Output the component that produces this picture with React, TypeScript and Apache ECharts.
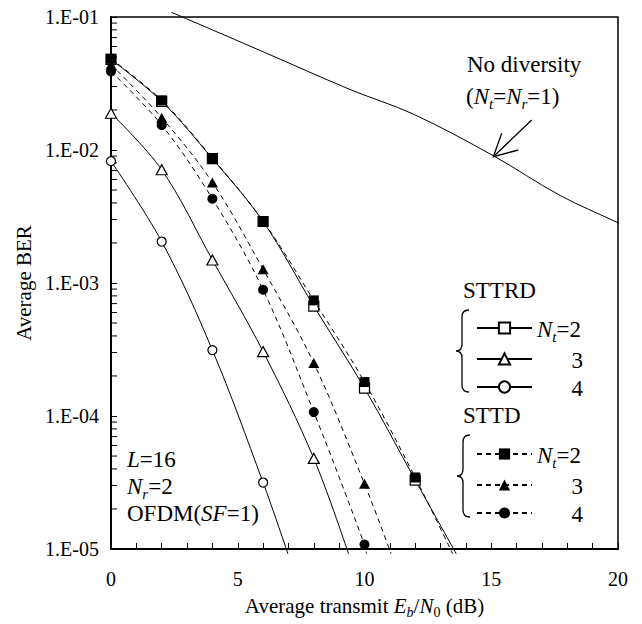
import React, { useEffect, useRef } from 'react';
import * as echarts from 'echarts';

// ---- data ----
const snrDb = [0, 2, 4, 6, 8, 10, 12];
// STTRD (open markers, solid lines)
const sttrdNt2 = [0.048, 0.0232, 0.0086, 0.0029, 0.00067, 0.000162, 3.3e-5];
const sttrdNt3 = [0.0189, 0.0071, 0.00149, 0.000305, 4.8e-5];
const sttrdNt4 = [0.00824, 0.00205, 0.000313, 3.16e-5];
// STTD (filled markers, dashed lines)
const sttdNt2 = [0.0485, 0.0236, 0.0087, 0.00292, 0.00074, 0.00018, 3.45e-5];
const sttdNt3 = [0.044, 0.0175, 0.0057, 0.00127, 0.00025, 3.09e-5];
const sttdNt4 = [0.039, 0.0154, 0.0043, 0.00089, 0.000107, 1.08e-5];
// where each curve runs out through the bottom of the frame
const tailSnr = { sttrd2: 13.62, sttrd3: 9.37, sttrd4: 6.98, sttd2: 13.48, sttd3: 11.05, sttd4: 10.08 };
const tailBer = 9.2e-6;
// no diversity curve
const noDivSnr = [2.39, 6, 9.43, 11.93, 15.08, 17.71, 20.0, 20.3];
const noDivBer = [0.1084, 0.0548, 0.0285, 0.0186, 0.00906, 0.00456, 0.00284, 0.00268];

const xTickLabels = ['0', '5', '10', '15', '20'];
const yTickLabels = ['1.E-05', '1.E-04', '1.E-03', '1.E-02', '1.E-01'];
const minorMultipliers = [2, 3, 4, 5, 6, 7, 8, 9];
const decades = [-5, -4, -3, -2];

const FONT = 'Liberation Serif';

function rich(size: number) {
  const H = size + 2;
  const base = { fontFamily: FONT, fontSize: size, color: '#000', lineHeight: size, padding: [1, 0, 1, 0], verticalAlign: 'top' };
  const sub = { fontFamily: FONT, fontSize: Math.round(size * 0.65), color: '#000', lineHeight: 12, padding: [H - 12, 0, 0, 0], verticalAlign: 'top' };
  return {
    r: base,
    i: { ...base, fontStyle: 'italic' },
    s: { ...sub, fontStyle: 'italic' },
    u: sub,
    p: { ...base, width: 46, align: 'right' },
  };
}

const legendNames: Record<string, string> = {
  'STTRD-2': '{i|N}{s|t}{r|=2}',
  'STTRD-3': '{p|3}',
  'STTRD-4': '{p|4}',
  'STTD-2': '{i|N}{s|t}{r|=2}',
  'STTD-3': '{p|3}',
  'STTD-4': '{p|4}',
};

function curve(x: number[], y: number[], tailX: number) {
  const d: any[] = y.map((v, k) => [x[k], v]);
  d.push({ value: [tailX, tailBer], symbol: 'none' });
  return d;
}

function lineSeries(name: string, data: any[], symbol: string, size: any, open: boolean, dashed: boolean) {
  return {
    type: 'line',
    name,
    data,
    smooth: 0.35,
    clip: false,
    symbol,
    symbolSize: size,
    showAllSymbol: true,
    lineStyle: { color: '#000', width: 1, type: dashed ? [5, 4] : 'solid' },
    itemStyle: open
      ? { color: '#fff', borderColor: '#000', borderWidth: 1.2 }
      : { color: '#000', borderColor: '#000', borderWidth: 0 },
    emphasis: { disabled: true },
    z: dashed ? 4 : 3,
  };
}

echarts.graphic.registerShape(
  'brace',
  echarts.graphic.extendPath('M14,0 C9,0 7,2 7,7 L7,34 C7,38 5,41 1,41 C5,41 7,44 7,48 L7,75 C7,80 9,82 14,82', {})
);

function textEl(x: number, y: number, text: string, size = 23) {
  return {
    type: 'text',
    x,
    y,
    silent: true,
    style: { text, rich: rich(size), align: 'left', verticalAlign: 'middle', fontFamily: FONT, fontSize: size, fill: '#000' },
  };
}

export default function App() {
  const ref = useRef<HTMLDivElement>(null);
  useEffect(() => {
    document.body.style.margin = '0';
    const chart = echarts.init(ref.current!, null, { renderer: 'svg' });
    const yMinor: number[][] = [];
    decades.forEach((e) => minorMultipliers.forEach((m) => yMinor.push([0, m * Math.pow(10, e)])));

    const legendBase = {
      orient: 'vertical',
      left: 471,
      itemWidth: 55,
      itemHeight: 14,
      itemGap: 3,
      selectedMode: false,
      formatter: (n: string) => legendNames[n],
      textStyle: { fontFamily: FONT, fontSize: 23, color: '#000', rich: rich(23) },
    };

    chart.setOption({
      animation: false,
      backgroundColor: '#fff',
      textStyle: { fontFamily: FONT },
      grid: { left: 111, top: 17, width: 507, height: 536, show: true, borderColor: '#000', borderWidth: 1.5 },
      xAxis: {
        type: 'value',
        min: 0,
        max: 20,
        interval: 1,
        axisLine: { lineStyle: { color: '#000', width: 2 } },
        axisTick: { inside: true, length: 6, lineStyle: { color: '#000', width: 1 } },
        splitLine: { show: false },
        axisLabel: {
          margin: 20,
          fontFamily: FONT,
          fontSize: 20,
          color: '#000',
          formatter: (v: number) => (v % 5 === 0 ? xTickLabels[v / 5] : ''),
        },
        name: '{r|Average transmit }{i|E}{s|b}{r|/}{i|N}{u|0}{r| (dB)}',
        nameLocation: 'middle',
        nameGap: 45,
        nameTextStyle: { fontFamily: FONT, fontSize: 21, color: '#000', rich: rich(21) },
      },
      yAxis: {
        type: 'log',
        logBase: 10,
        min: 1e-5,
        max: 1e-1,
        axisLine: { show: true, lineStyle: { color: '#000', width: 2 } },
        axisTick: { show: true, inside: true, length: 6, lineStyle: { color: '#000', width: 1 } },
        splitLine: { show: false },
        minorTick: { show: false },
        axisLabel: {
          margin: 12,
          fontFamily: FONT,
          fontSize: 20,
          color: '#000',
          formatter: (v: number) => yTickLabels[Math.round(Math.log10(v)) + 5],
        },
        name: 'Average BER',
        nameLocation: 'middle',
        nameRotate: 90,
        nameGap: 72,
        nameTextStyle: { fontFamily: FONT, fontSize: 21, color: '#000' },
      },
      legend: [
        { ...legendBase, top: 311.5, data: ['STTRD-2', 'STTRD-3', 'STTRD-4'] },
        { ...legendBase, top: 437.5, data: ['STTD-2', 'STTD-3', 'STTD-4'] },
      ],
      series: [
        {
          type: 'line',
          name: 'No diversity',
          data: noDivSnr.map((x, k) => [x, noDivBer[k]]),
          smooth: 0.35,
          clip: false,
          symbol: 'none',
          lineStyle: { color: '#000', width: 1 },
          emphasis: { disabled: true },
        },
        lineSeries('STTRD-2', curve(snrDb, sttrdNt2, tailSnr.sttrd2), 'rect', 10, true, false),
        lineSeries('STTRD-3', curve(snrDb, sttrdNt3, tailSnr.sttrd3), 'triangle', [11, 10], true, false),
        lineSeries('STTRD-4', curve(snrDb, sttrdNt4, tailSnr.sttrd4), 'circle', 9, true, false),
        lineSeries('STTD-2', curve(snrDb, sttdNt2, tailSnr.sttd2), 'rect', 10, false, true),
        lineSeries('STTD-3', curve(snrDb, sttdNt3, tailSnr.sttd3), 'triangle', [11, 10], false, true),
        lineSeries('STTD-4', curve(snrDb, sttdNt4, tailSnr.sttd4), 'circle', 10, false, true),
        {
          type: 'custom',
          name: 'minor ticks',
          silent: true,
          data: yMinor,
          clip: false,
          renderItem: (_p: any, api: any) => {
            const pt = api.coord([0, api.value(1)]);
            return {
              type: 'line',
              shape: { x1: pt[0], y1: pt[1], x2: pt[0] + 6, y2: pt[1] },
              style: { stroke: '#000', lineWidth: 1 },
            };
          },
          z: 1,
        },
      ],
      graphic: [
        textEl(467, 63, '{r|No diversity}'),
        textEl(466, 95, '{r|(}{i|N}{s|t}{r|=}{i|N}{s|r}{r|=1)}'),
        {
          type: 'polyline',
          silent: true,
          shape: { points: [[531.7, 120], [493.3, 156.7]] },
          style: { stroke: '#000', lineWidth: 1.3, fill: 'none' },
        },
        {
          type: 'polyline',
          silent: true,
          shape: { points: [[501.7, 133.3], [493.3, 156.7], [518.3, 150]] },
          style: { stroke: '#000', lineWidth: 1.3, fill: 'none' },
        },
        textEl(463, 289, '{r|STTRD}'),
        textEl(463, 414, '{r|STTD}'),
        { type: 'brace', x: 455, y: 310, silent: true, style: { stroke: '#000', lineWidth: 1.3, fill: 'none' } },
        { type: 'brace', x: 456, y: 435, silent: true, style: { stroke: '#000', lineWidth: 1.3, fill: 'none' } },
        textEl(127, 458, '{i|L}{r|=16}'),
        textEl(127, 485, '{i|N}{s|r}{r|=2}'),
        textEl(127, 512, '{r|OFDM(}{i|SF}{r|=1)}'),
      ],
    });
    return () => chart.dispose();
  }, []);
  return <div ref={ref} style={{ width: 642, height: 624, background: '#fff' }} />;
}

#### What is asked:
Repeat, word for word and with no pictures, only the lines running from the beginning of the data to the line that contains "import * as echarts from 'echarts';".

#### The response:
Output the component that produces this picture with React, TypeScript and Apache ECharts.
import React, { useEffect, useRef } from 'react';
import * as echarts from 'echarts';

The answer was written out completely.